---------- Raw data
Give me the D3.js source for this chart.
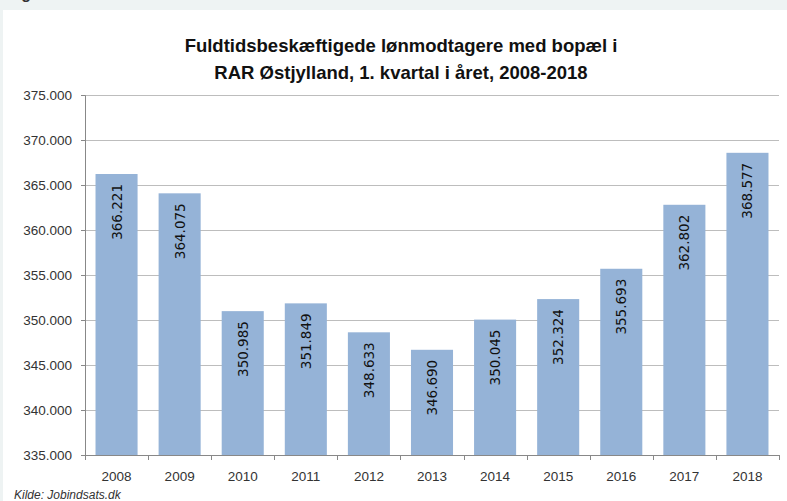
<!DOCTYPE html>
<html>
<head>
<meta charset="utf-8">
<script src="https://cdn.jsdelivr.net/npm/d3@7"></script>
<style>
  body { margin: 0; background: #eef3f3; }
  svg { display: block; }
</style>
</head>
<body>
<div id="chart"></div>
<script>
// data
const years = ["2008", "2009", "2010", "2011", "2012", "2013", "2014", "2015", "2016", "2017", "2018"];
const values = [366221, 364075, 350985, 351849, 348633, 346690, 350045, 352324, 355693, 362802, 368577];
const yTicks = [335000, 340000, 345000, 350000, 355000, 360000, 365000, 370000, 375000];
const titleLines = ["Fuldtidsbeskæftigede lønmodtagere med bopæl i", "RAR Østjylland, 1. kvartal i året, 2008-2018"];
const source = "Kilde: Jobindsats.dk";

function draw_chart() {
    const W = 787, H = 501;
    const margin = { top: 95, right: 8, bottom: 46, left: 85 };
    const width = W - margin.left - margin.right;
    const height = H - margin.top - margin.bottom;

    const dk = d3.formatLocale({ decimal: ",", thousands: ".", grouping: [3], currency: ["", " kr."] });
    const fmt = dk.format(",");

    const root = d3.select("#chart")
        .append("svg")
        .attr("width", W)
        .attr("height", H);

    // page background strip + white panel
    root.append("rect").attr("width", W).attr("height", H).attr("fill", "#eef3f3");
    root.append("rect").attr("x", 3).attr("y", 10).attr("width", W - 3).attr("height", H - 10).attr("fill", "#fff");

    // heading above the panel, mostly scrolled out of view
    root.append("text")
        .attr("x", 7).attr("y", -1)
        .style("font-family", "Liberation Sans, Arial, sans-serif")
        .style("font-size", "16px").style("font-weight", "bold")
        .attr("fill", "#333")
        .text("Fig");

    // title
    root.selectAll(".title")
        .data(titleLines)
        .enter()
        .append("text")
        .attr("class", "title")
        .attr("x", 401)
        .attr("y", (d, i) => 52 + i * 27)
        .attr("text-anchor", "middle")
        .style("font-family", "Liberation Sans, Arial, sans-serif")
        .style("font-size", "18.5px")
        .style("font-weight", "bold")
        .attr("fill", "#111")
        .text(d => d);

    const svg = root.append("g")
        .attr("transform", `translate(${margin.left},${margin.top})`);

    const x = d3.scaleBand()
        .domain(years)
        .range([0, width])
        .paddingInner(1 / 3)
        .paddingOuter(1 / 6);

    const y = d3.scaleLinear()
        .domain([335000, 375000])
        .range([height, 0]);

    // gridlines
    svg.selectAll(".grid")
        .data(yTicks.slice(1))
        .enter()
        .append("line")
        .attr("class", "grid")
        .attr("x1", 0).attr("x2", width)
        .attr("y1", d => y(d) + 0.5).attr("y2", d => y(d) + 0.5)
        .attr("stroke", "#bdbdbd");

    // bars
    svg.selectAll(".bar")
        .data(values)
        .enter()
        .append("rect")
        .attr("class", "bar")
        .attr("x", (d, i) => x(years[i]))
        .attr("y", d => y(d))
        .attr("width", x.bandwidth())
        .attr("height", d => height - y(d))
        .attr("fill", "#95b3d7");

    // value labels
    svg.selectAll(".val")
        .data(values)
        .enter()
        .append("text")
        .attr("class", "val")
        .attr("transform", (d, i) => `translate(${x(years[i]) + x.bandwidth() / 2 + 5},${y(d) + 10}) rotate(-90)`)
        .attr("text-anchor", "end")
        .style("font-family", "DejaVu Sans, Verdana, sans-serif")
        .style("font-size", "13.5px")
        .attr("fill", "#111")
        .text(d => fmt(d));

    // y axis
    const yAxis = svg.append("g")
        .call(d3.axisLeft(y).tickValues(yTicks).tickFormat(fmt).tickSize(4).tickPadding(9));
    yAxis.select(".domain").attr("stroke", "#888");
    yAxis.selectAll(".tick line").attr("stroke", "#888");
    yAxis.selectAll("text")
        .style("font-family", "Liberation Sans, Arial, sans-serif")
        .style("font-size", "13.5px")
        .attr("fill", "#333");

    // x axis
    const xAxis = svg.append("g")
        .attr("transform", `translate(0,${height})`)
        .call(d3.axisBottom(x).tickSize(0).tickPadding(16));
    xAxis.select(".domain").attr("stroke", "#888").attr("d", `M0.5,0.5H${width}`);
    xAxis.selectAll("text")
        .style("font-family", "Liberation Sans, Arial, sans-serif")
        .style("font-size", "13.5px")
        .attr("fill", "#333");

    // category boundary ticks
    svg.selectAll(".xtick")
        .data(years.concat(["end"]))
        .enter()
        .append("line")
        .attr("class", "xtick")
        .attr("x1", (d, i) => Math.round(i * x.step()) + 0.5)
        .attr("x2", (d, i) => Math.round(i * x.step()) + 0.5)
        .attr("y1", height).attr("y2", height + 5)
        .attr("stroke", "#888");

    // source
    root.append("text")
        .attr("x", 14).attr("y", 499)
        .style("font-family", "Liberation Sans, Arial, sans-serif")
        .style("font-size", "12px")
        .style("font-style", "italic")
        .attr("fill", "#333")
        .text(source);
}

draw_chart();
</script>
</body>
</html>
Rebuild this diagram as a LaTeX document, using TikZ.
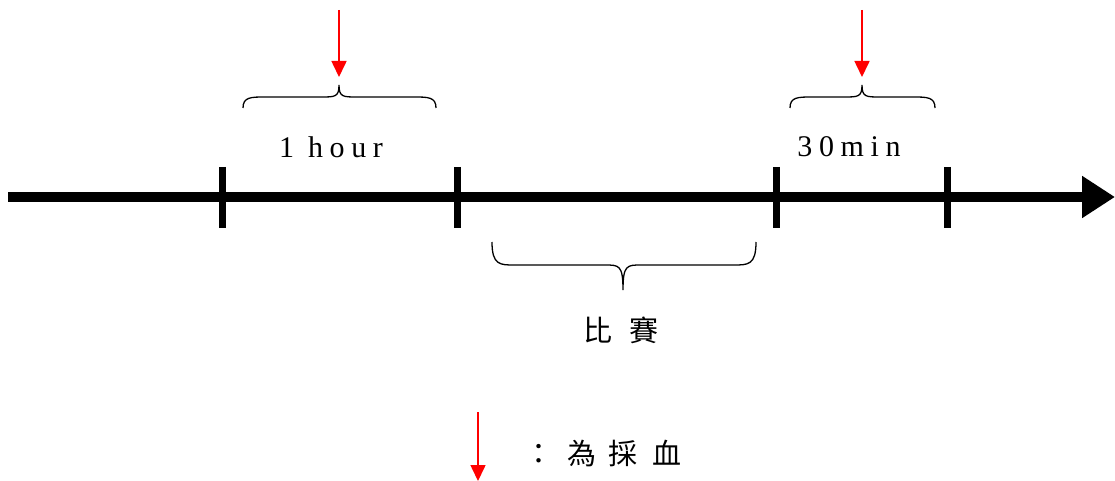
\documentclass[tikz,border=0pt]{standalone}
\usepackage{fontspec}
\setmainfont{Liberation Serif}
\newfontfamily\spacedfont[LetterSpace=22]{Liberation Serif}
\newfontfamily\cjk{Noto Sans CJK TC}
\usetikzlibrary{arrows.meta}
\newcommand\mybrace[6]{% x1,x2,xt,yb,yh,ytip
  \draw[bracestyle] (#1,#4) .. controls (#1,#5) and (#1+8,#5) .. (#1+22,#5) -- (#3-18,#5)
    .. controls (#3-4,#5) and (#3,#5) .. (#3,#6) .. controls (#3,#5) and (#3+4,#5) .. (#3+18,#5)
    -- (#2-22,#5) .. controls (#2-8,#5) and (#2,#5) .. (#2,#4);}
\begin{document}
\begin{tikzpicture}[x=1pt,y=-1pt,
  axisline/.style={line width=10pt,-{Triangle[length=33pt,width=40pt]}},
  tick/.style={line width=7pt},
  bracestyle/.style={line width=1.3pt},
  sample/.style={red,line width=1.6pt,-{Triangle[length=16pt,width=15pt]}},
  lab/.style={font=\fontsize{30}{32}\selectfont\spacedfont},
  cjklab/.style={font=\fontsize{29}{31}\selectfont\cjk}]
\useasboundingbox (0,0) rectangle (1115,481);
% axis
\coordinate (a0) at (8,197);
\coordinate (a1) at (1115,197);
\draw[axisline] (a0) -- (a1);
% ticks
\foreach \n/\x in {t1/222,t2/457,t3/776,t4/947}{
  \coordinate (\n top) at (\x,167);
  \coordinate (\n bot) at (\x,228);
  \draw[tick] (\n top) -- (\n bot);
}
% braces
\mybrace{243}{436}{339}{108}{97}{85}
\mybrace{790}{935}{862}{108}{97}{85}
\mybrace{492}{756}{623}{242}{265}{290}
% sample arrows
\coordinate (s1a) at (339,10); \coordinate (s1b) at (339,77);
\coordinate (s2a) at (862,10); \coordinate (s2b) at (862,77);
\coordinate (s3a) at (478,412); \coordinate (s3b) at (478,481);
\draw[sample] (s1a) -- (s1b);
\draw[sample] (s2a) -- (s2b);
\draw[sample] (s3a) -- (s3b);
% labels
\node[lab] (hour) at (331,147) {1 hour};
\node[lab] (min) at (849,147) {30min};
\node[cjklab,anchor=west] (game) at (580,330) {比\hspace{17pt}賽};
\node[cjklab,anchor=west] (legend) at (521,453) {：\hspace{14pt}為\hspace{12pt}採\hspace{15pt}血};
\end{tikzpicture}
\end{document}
--------------------
Directions for this task:
Exclude every picture and copy the remaining data exactly.

Result for this task:
Give me the D3.js source for this chart.
<!DOCTYPE html>
<html>
<head>
<meta charset="utf-8">
<script src="https://cdn.jsdelivr.net/npm/d3@7"></script>
<style>
  body { margin: 0; background: #eef3f3; }
  svg { display: block; }
</style>
</head>
<body>
<div id="chart"></div>
<script>
// data
const years = ["2008", "2009", "2010", "2011", "2012", "2013", "2014", "2015", "2016", "2017", "2018"];
const values = [366221, 364075, 350985, 351849, 348633, 346690, 350045, 352324, 355693, 362802, 368577];
const yTicks = [335000, 340000, 345000, 350000, 355000, 360000, 365000, 370000, 375000];
const titleLines = ["Fuldtidsbeskæftigede lønmodtagere med bopæl i", "RAR Østjylland, 1. kvartal i året, 2008-2018"];
const source = "Kilde: Jobindsats.dk";

function draw_chart() {
    const W = 787, H = 501;
    const margin = { top: 95, right: 8, bottom: 46, left: 85 };
    const width = W - margin.left - margin.right;
    const height = H - margin.top - margin.bottom;

    const dk = d3.formatLocale({ decimal: ",", thousands: ".", grouping: [3], currency: ["", " kr."] });
    const fmt = dk.format(",");

    const root = d3.select("#chart")
        .append("svg")
        .attr("width", W)
        .attr("height", H);

    // page background strip + white panel
    root.append("rect").attr("width", W).attr("height", H).attr("fill", "#eef3f3");
    root.append("rect").attr("x", 3).attr("y", 10).attr("width", W - 3).attr("height", H - 10).attr("fill", "#fff");

    // heading above the panel, mostly scrolled out of view
    root.append("text")
        .attr("x", 7).attr("y", -1)
        .style("font-family", "Liberation Sans, Arial, sans-serif")
        .style("font-size", "16px").style("font-weight", "bold")
        .attr("fill", "#333")
        .text("Fig");

    // title
    root.selectAll(".title")
        .data(titleLines)
        .enter()
        .append("text")
        .attr("class", "title")
        .attr("x", 401)
        .attr("y", (d, i) => 52 + i * 27)
        .attr("text-anchor", "middle")
        .style("font-family", "Liberation Sans, Arial, sans-serif")
        .style("font-size", "18.5px")
        .style("font-weight", "bold")
        .attr("fill", "#111")
        .text(d => d);

    const svg = root.append("g")
        .attr("transform", `translate(${margin.left},${margin.top})`);

    const x = d3.scaleBand()
        .domain(years)
        .range([0, width])
        .paddingInner(1 / 3)
        .paddingOuter(1 / 6);

    const y = d3.scaleLinear()
        .domain([335000, 375000])
        .range([height, 0]);

    // gridlines
    svg.selectAll(".grid")
        .data(yTicks.slice(1))
        .enter()
        .append("line")
        .attr("class", "grid")
        .attr("x1", 0).attr("x2", width)
        .attr("y1", d => y(d) + 0.5).attr("y2", d => y(d) + 0.5)
        .attr("stroke", "#bdbdbd");

    // bars
    svg.selectAll(".bar")
        .data(values)
        .enter()
        .append("rect")
        .attr("class", "bar")
        .attr("x", (d, i) => x(years[i]))
        .attr("y", d => y(d))
        .attr("width", x.bandwidth())
        .attr("height", d => height - y(d))
        .attr("fill", "#95b3d7");

    // value labels
    svg.selectAll(".val")
        .data(values)
        .enter()
        .append("text")
        .attr("class", "val")
        .attr("transform", (d, i) => `translate(${x(years[i]) + x.bandwidth() / 2 + 5},${y(d) + 10}) rotate(-90)`)
        .attr("text-anchor", "end")
        .style("font-family", "DejaVu Sans, Verdana, sans-serif")
        .style("font-size", "13.5px")
        .attr("fill", "#111")
        .text(d => fmt(d));

    // y axis
    const yAxis = svg.append("g")
        .call(d3.axisLeft(y).tickValues(yTicks).tickFormat(fmt).tickSize(4).tickPadding(9));
    yAxis.select(".domain").attr("stroke", "#888");
    yAxis.selectAll(".tick line").attr("stroke", "#888");
    yAxis.selectAll("text")
        .style("font-family", "Liberation Sans, Arial, sans-serif")
        .style("font-size", "13.5px")
        .attr("fill", "#333");

    // x axis
    const xAxis = svg.append("g")
        .attr("transform", `translate(0,${height})`)
        .call(d3.axisBottom(x).tickSize(0).tickPadding(16));
    xAxis.select(".domain").attr("stroke", "#888").attr("d", `M0.5,0.5H${width}`);
    xAxis.selectAll("text")
        .style("font-family", "Liberation Sans, Arial, sans-serif")
        .style("font-size", "13.5px")
        .attr("fill", "#333");

    // category boundary ticks
    svg.selectAll(".xtick")
        .data(years.concat(["end"]))
        .enter()
        .append("line")
        .attr("class", "xtick")
        .attr("x1", (d, i) => Math.round(i * x.step()) + 0.5)
        .attr("x2", (d, i) => Math.round(i * x.step()) + 0.5)
        .attr("y1", height).attr("y2", height + 5)
        .attr("stroke", "#888");

    // source
    root.append("text")
        .attr("x", 14).attr("y", 499)
        .style("font-family", "Liberation Sans, Arial, sans-serif")
        .style("font-size", "12px")
        .style("font-style", "italic")
        .attr("fill", "#333")
        .text(source);
}

draw_chart();
</script>
</body>
</html>
Rebuild this diagram as a LaTeX document, using TikZ.
\documentclass[tikz,border=0pt]{standalone}
\usepackage{fontspec}
\setmainfont{Liberation Serif}
\newfontfamily\spacedfont[LetterSpace=22]{Liberation Serif}
\newfontfamily\cjk{Noto Sans CJK TC}
\usetikzlibrary{arrows.meta}
\newcommand\mybrace[6]{% x1,x2,xt,yb,yh,ytip
  \draw[bracestyle] (#1,#4) .. controls (#1,#5) and (#1+8,#5) .. (#1+22,#5) -- (#3-18,#5)
    .. controls (#3-4,#5) and (#3,#5) .. (#3,#6) .. controls (#3,#5) and (#3+4,#5) .. (#3+18,#5)
    -- (#2-22,#5) .. controls (#2-8,#5) and (#2,#5) .. (#2,#4);}
\begin{document}
\begin{tikzpicture}[x=1pt,y=-1pt,
  axisline/.style={line width=10pt,-{Triangle[length=33pt,width=40pt]}},
  tick/.style={line width=7pt},
  bracestyle/.style={line width=1.3pt},
  sample/.style={red,line width=1.6pt,-{Triangle[length=16pt,width=15pt]}},
  lab/.style={font=\fontsize{30}{32}\selectfont\spacedfont},
  cjklab/.style={font=\fontsize{29}{31}\selectfont\cjk}]
\useasboundingbox (0,0) rectangle (1115,481);
% axis
\coordinate (a0) at (8,197);
\coordinate (a1) at (1115,197);
\draw[axisline] (a0) -- (a1);
% ticks
\foreach \n/\x in {t1/222,t2/457,t3/776,t4/947}{
  \coordinate (\n top) at (\x,167);
  \coordinate (\n bot) at (\x,228);
  \draw[tick] (\n top) -- (\n bot);
}
% braces
\mybrace{243}{436}{339}{108}{97}{85}
\mybrace{790}{935}{862}{108}{97}{85}
\mybrace{492}{756}{623}{242}{265}{290}
% sample arrows
\coordinate (s1a) at (339,10); \coordinate (s1b) at (339,77);
\coordinate (s2a) at (862,10); \coordinate (s2b) at (862,77);
\coordinate (s3a) at (478,412); \coordinate (s3b) at (478,481);
\draw[sample] (s1a) -- (s1b);
\draw[sample] (s2a) -- (s2b);
\draw[sample] (s3a) -- (s3b);
% labels
\node[lab] (hour) at (331,147) {1 hour};
\node[lab] (min) at (849,147) {30min};
\node[cjklab,anchor=west] (game) at (580,330) {比\hspace{17pt}賽};
\node[cjklab,anchor=west] (legend) at (521,453) {：\hspace{14pt}為\hspace{12pt}採\hspace{15pt}血};
\end{tikzpicture}
\end{document}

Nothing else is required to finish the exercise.